▶ _Problem description_:
It is required that the lines from the top of the listing through the line with "plt.rcParams['font.family'] = ['Liberation" be reproduced exactly, excluding pictures.

*** Data records ***

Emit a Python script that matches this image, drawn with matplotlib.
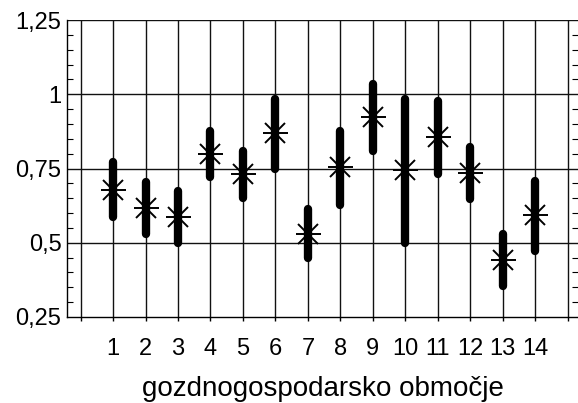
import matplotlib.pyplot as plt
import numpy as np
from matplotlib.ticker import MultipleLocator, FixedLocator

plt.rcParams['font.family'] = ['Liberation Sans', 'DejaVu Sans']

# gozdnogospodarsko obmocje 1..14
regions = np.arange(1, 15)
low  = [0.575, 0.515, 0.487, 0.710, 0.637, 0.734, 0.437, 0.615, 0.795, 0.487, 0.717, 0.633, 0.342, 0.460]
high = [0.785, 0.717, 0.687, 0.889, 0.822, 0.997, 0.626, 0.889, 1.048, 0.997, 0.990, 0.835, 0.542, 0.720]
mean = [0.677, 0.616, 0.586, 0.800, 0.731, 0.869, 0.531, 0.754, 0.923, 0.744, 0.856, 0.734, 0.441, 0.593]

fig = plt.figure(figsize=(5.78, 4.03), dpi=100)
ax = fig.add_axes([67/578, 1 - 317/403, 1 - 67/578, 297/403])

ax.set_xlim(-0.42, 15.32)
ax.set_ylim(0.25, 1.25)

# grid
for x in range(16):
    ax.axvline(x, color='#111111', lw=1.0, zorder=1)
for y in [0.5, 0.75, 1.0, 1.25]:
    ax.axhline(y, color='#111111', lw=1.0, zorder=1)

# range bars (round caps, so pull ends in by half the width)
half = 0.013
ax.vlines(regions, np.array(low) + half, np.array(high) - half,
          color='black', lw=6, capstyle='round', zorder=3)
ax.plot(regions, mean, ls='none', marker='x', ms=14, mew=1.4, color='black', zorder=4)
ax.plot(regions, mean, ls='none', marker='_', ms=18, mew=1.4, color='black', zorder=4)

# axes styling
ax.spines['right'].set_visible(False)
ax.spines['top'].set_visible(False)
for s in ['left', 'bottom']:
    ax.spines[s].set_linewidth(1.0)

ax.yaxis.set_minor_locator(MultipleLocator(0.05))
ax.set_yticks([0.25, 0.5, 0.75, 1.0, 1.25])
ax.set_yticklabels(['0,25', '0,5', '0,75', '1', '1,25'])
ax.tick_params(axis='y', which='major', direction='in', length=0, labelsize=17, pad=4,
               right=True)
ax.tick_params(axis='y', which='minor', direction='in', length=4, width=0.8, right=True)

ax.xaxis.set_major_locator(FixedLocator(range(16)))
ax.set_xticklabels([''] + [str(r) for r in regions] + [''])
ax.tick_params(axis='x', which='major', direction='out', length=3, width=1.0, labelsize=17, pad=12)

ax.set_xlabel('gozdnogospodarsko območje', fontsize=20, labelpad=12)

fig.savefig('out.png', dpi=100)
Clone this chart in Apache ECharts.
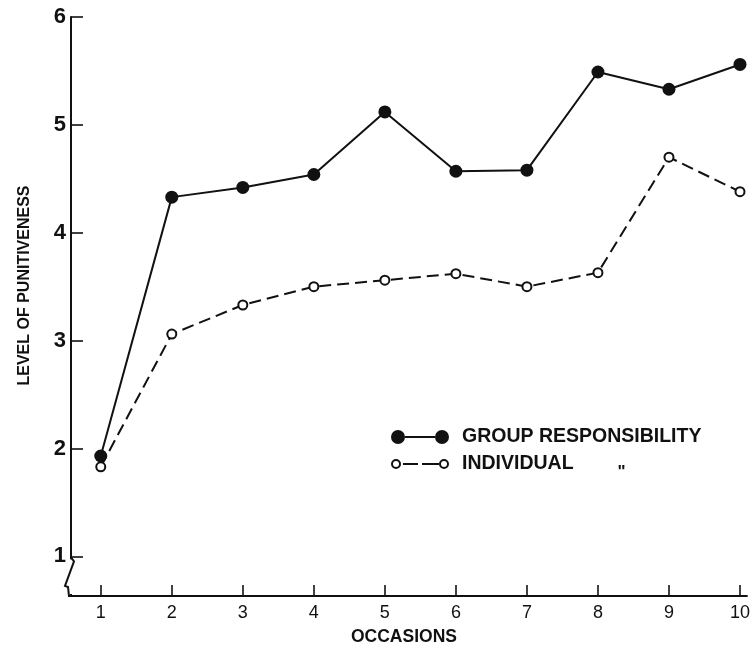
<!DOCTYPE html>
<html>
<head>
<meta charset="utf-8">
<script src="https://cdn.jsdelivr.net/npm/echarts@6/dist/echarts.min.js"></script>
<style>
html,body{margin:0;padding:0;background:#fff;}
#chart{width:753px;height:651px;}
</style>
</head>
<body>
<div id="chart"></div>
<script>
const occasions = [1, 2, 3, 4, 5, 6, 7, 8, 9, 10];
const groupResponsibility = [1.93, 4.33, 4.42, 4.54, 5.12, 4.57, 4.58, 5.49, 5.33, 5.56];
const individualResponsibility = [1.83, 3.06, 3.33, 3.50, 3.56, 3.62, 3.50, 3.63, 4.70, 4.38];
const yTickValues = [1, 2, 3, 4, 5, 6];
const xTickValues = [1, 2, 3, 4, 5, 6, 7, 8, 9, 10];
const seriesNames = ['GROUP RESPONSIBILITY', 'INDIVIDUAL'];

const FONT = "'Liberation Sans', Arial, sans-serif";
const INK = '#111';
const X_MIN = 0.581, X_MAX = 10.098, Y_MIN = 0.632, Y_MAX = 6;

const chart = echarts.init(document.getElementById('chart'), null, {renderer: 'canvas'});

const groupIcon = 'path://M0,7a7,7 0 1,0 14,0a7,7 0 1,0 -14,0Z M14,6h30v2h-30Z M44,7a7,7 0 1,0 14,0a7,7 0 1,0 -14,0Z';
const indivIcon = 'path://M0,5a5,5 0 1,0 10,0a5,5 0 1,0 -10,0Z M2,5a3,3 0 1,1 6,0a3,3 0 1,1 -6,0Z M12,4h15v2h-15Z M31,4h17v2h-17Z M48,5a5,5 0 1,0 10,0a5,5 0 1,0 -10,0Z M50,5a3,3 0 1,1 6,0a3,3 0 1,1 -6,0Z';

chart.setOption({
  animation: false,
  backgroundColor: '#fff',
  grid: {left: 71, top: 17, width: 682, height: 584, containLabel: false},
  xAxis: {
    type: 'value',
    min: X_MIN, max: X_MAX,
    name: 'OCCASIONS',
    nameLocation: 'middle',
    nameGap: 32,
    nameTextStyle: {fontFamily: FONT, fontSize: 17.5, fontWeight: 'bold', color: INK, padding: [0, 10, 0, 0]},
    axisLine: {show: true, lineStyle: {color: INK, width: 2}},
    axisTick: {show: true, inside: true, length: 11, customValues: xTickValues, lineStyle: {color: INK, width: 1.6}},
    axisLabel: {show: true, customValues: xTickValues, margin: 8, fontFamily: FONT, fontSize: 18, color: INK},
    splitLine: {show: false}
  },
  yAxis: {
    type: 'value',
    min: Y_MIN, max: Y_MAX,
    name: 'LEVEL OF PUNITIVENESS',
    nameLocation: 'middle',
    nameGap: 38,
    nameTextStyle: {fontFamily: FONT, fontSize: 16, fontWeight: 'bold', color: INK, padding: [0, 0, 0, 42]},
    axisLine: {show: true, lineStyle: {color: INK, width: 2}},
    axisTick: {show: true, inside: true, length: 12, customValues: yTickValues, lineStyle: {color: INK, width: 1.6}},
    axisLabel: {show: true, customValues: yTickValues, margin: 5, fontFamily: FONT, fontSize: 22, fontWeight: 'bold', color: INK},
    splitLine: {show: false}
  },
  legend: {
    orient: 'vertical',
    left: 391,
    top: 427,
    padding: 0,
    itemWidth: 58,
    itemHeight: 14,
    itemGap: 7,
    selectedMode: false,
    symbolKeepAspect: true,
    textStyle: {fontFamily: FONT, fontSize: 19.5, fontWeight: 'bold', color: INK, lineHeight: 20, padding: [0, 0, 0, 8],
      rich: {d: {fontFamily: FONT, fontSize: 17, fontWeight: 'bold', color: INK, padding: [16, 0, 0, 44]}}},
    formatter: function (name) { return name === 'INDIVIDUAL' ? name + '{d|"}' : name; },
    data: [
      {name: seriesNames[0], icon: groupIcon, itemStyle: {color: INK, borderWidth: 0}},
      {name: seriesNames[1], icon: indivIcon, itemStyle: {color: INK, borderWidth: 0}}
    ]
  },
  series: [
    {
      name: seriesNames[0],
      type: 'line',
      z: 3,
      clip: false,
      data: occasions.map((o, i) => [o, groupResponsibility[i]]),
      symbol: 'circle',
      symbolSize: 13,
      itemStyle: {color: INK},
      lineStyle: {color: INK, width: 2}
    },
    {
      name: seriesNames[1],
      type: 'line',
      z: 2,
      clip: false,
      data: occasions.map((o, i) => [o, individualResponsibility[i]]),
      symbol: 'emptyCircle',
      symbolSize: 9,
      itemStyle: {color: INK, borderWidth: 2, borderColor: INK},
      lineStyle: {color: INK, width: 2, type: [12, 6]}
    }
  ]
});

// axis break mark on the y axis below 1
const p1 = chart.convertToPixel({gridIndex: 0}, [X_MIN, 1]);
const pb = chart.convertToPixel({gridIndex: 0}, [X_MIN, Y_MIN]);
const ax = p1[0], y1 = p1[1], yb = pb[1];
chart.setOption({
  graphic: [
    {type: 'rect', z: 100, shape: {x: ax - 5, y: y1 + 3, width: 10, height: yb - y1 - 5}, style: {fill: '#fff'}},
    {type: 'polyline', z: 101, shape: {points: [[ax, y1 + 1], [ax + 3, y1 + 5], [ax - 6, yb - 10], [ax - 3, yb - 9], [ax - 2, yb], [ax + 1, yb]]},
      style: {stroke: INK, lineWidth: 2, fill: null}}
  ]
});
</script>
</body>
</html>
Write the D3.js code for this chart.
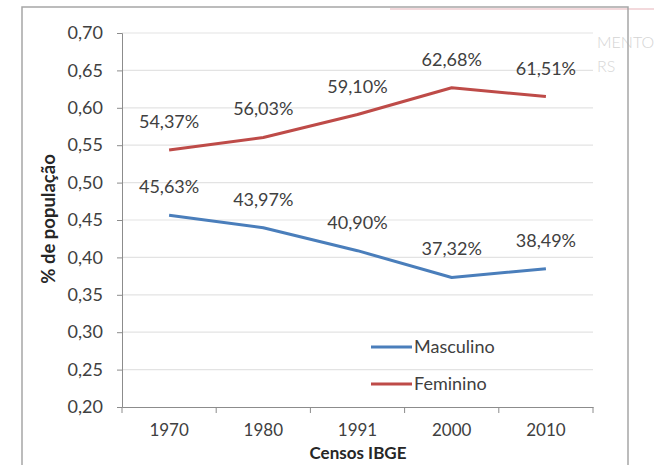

***

▶ _Answer_:
Emit a Python script that matches this image, drawn with matplotlib.
import matplotlib.pyplot as plt
import numpy as np
from matplotlib.ticker import MultipleLocator, FixedLocator

plt.rcParams['font.family'] = ['Liberation Sans', 'DejaVu Sans']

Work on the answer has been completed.